Swedish activist Greta Thunberg joined calls for a combined effort to tackle coronavirus and the climate crisis, saying the 50th anniversary of Earth Day on Wednesday was the time to choose a “new way forward”.
Dramatic improvements in air and water quality as coronavirus lockdowns have cut pollution have prompted calls for a low-carbon future, but the need to get millions back to work is clouding the environmental picture.
With economies around the world shut down, wildlife has returned to city streets, with wolves, deer and kangaroos spotted on thoroughfares usually teeming with traffic.
Fish have been seen in Venice canals no longer polluted by motorboats, while residents of some Indian cities have reported seeing the Himalayas for the first time in decades.
Satellite imagery has shown significant air quality improvements across Europe and Asia, including China, where the coronavirus pandemic emerged.
But residents in some of China’s most smog-prone cities said they feared blue skies would not last as the world’s second-biggest economy got back to work.
Thunberg, taking part in a streamed event to mark Earth Day, said action to tackle coronavirus did not mean the climate crisis had gone away.
“We need to tackle two crises at once,” she said.

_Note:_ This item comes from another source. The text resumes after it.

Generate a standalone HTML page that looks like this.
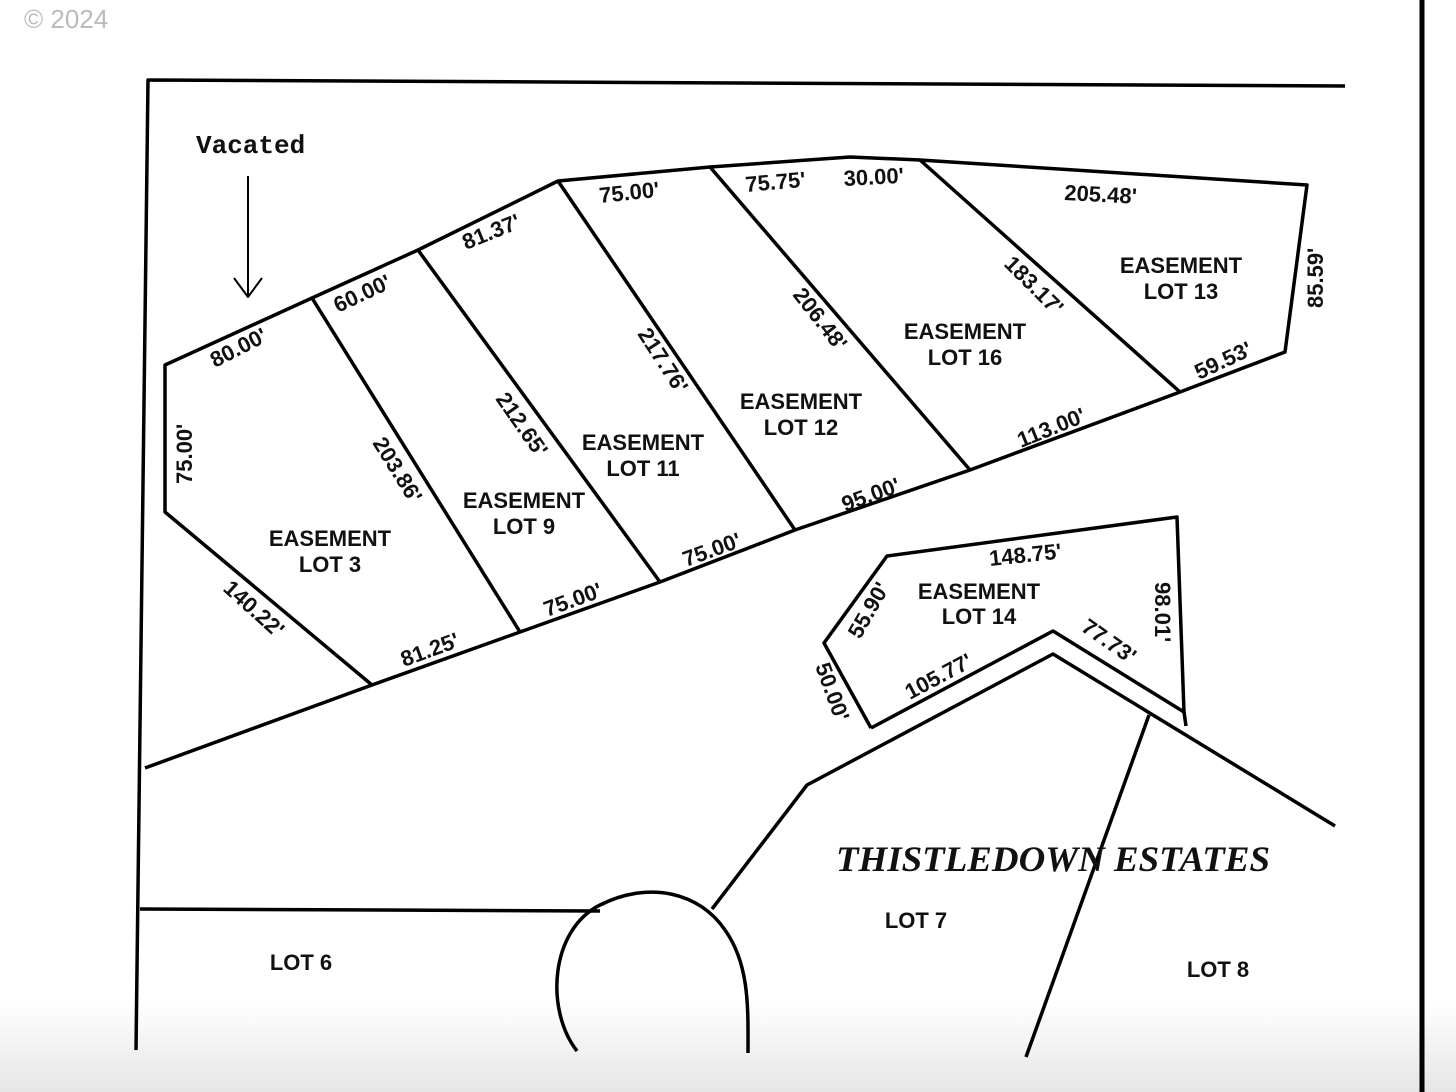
<!DOCTYPE html>
<html><head><meta charset="utf-8"><style>
html,body{margin:0;padding:0;background:#fff}
svg{display:block}
text{font-family:"Liberation Sans",sans-serif;font-size:22px;fill:#111;font-weight:bold}
.t{font-size:23px}
</style></head><body>
<svg width="1456" height="1092" viewBox="0 0 1456 1092" xmlns="http://www.w3.org/2000/svg">
<defs><linearGradient id="g" x1="0" y1="0" x2="0" y2="1"><stop offset="0" stop-color="#fff"/><stop offset="1" stop-color="#e6e6e6"/></linearGradient></defs>
<rect x="0" y="1000" width="1456" height="92" fill="url(#g)"/>
<text x="24" y="28" style="font-size:26px;fill:#bbb;font-weight:normal">© 2024</text>
<g stroke="#000" stroke-width="3.5" fill="none" stroke-linejoin="round">
<line x1="1422" y1="0" x2="1422" y2="1092" stroke-width="5"/>
<polyline points="1345,86 148,80 136,1050"/>
<polyline points="145,768 372,685 520,632 660,582 795,530 970,470 1180,392 1285,352 1307,185 920,160 850,157 710,167 558,181 418,250 312,298 165,365 165,512 372,685"/>
<line x1="312" y1="298" x2="520" y2="632"/>
<line x1="418" y1="250" x2="660" y2="582"/>
<line x1="558" y1="181" x2="795" y2="530"/>
<line x1="710" y1="167" x2="970" y2="470"/>
<line x1="920" y1="160" x2="1180" y2="392"/>
<line x1="248" y1="176" x2="248" y2="297" stroke-width="2"/>
<polyline points="234,278 248,297 262,278" stroke-width="2"/>
<polyline points="871,728 824,643 887,556 1177,517 1184,712 1053,631 871,728"/>
<line x1="1184" y1="712" x2="1186" y2="726"/>
<polyline points="1335,826 1053,654 807,785 712,909"/>
<line x1="1149" y1="715" x2="1026" y2="1057"/>
<line x1="140" y1="909" x2="600" y2="911"/>
<path d="M577,1051 C545,1010 550,930 600,905 C650,880 700,893 725,930 C750,965 748,1010 748,1053"/>
</g>
<text x="196" y="153" style="font-family:'Liberation Mono',monospace;font-size:26px;font-weight:bold">Vacated</text>
<g>
<text x="215" y="368" transform="rotate(-27 215 368)">80.00'</text>
<text x="338" y="313" transform="rotate(-25 338 313)">60.00'</text>
<text x="466" y="250" transform="rotate(-22 466 250)">81.37'</text>
<text x="600" y="203" transform="rotate(-6 600 203)">75.00'</text>
<text x="746" y="192" transform="rotate(-5 746 192)">75.75'</text>
<text x="844" y="186" transform="rotate(-3 844 186)">30.00'</text>
<text x="1064" y="200" transform="rotate(3 1064 200)">205.48'</text>
<text x="1323" y="308" transform="rotate(-90 1323 308)">85.59'</text>
<text x="1199" y="380" transform="rotate(-25 1199 380)">59.53'</text>
<text x="1021" y="448" transform="rotate(-22 1021 448)">113.00'</text>
<text x="845" y="512" transform="rotate(-20 845 512)">95.00'</text>
<text x="686" y="567" transform="rotate(-20 686 567)">75.00'</text>
<text x="547" y="617" transform="rotate(-20 547 617)">75.00'</text>
<text x="404" y="667" transform="rotate(-20 404 667)">81.25'</text>
<text x="192" y="484" transform="rotate(-90 192 484)">75.00'</text>
<text x="222" y="590" transform="rotate(42 222 590)">140.22'</text>
<text x="372" y="443" transform="rotate(58 372 443)">203.86'</text>
<text x="495" y="399" transform="rotate(55 495 399)">212.65'</text>
<text x="637" y="334" transform="rotate(57 637 334)">217.76'</text>
<text x="792" y="295" transform="rotate(52 792 295)">206.48'</text>
<text x="1003" y="265" transform="rotate(45 1003 265)">183.17'</text>
<text x="990" y="566" transform="rotate(-6 990 566)">148.75'</text>
<text x="860" y="640" transform="rotate(-60 860 640)">55.90'</text>
<text x="815" y="666" transform="rotate(70 815 666)">50.00'</text>
<text x="910" y="700" transform="rotate(-28 910 700)">105.77'</text>
<text x="1080" y="630" transform="rotate(35 1080 630)">77.73'</text>
<text x="1155" y="582" transform="rotate(90 1155 582)">98.01'</text>
<g class="t" text-anchor="middle">
<text x="330" y="546">EASEMENT</text><text x="330" y="572">LOT 3</text>
<text x="524" y="508">EASEMENT</text><text x="524" y="534">LOT 9</text>
<text x="643" y="450">EASEMENT</text><text x="643" y="476">LOT 11</text>
<text x="801" y="409">EASEMENT</text><text x="801" y="435">LOT 12</text>
<text x="965" y="339">EASEMENT</text><text x="965" y="365">LOT 16</text>
<text x="1181" y="273">EASEMENT</text><text x="1181" y="299">LOT 13</text>
<text x="979" y="599">EASEMENT</text><text x="979" y="624">LOT 14</text>
<text x="301" y="970">LOT 6</text>
<text x="916" y="928">LOT 7</text>
<text x="1218" y="977">LOT 8</text>
</g>
<text x="836" y="871" style="font-family:'Liberation Serif',serif;font-style:italic;font-weight:bold;font-size:36px" textLength="434" lengthAdjust="spacingAndGlyphs">THISTLEDOWN ESTATES</text>
</g>
</svg>
</body></html>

U.N. chief Antonio Guterres urged governments in an Earth Day message to use their economic responses to the pandemic to tackle the “even deeper emergency” of climate change.
2019 hottest on record
Last year was the hottest on record in Europe, extending a run of exceptionally warm years driven by unprecedented levels of heat-trapping greenhouse gases in the atmosphere, according to a study released on Earth Day.
Of Europe’s 12 warmest years on record, 11 have occurred since 2000, the European Union’s Copernicus Climate Change Service (C3S) said.
The coronavirus pandemic is expected to drive carbon dioxide emissions down 6% this year, the head of the World Meteorological Organization (WMO) said, in what would be the biggest yearly drop since World War Two.
But that will not stop climate change, the WMO said.
With millions staying home, air quality has improved in China. Shanghai saw emissions fall by nearly 20% in the first quarter, while in Wuhan, where the pandemic originated, monthly averages dropped more than a third.
But experts worry the decline could give China leeway to turn a blind eye to pollution in order to stimulate the economy, which declined for the first time on record in the first quarter.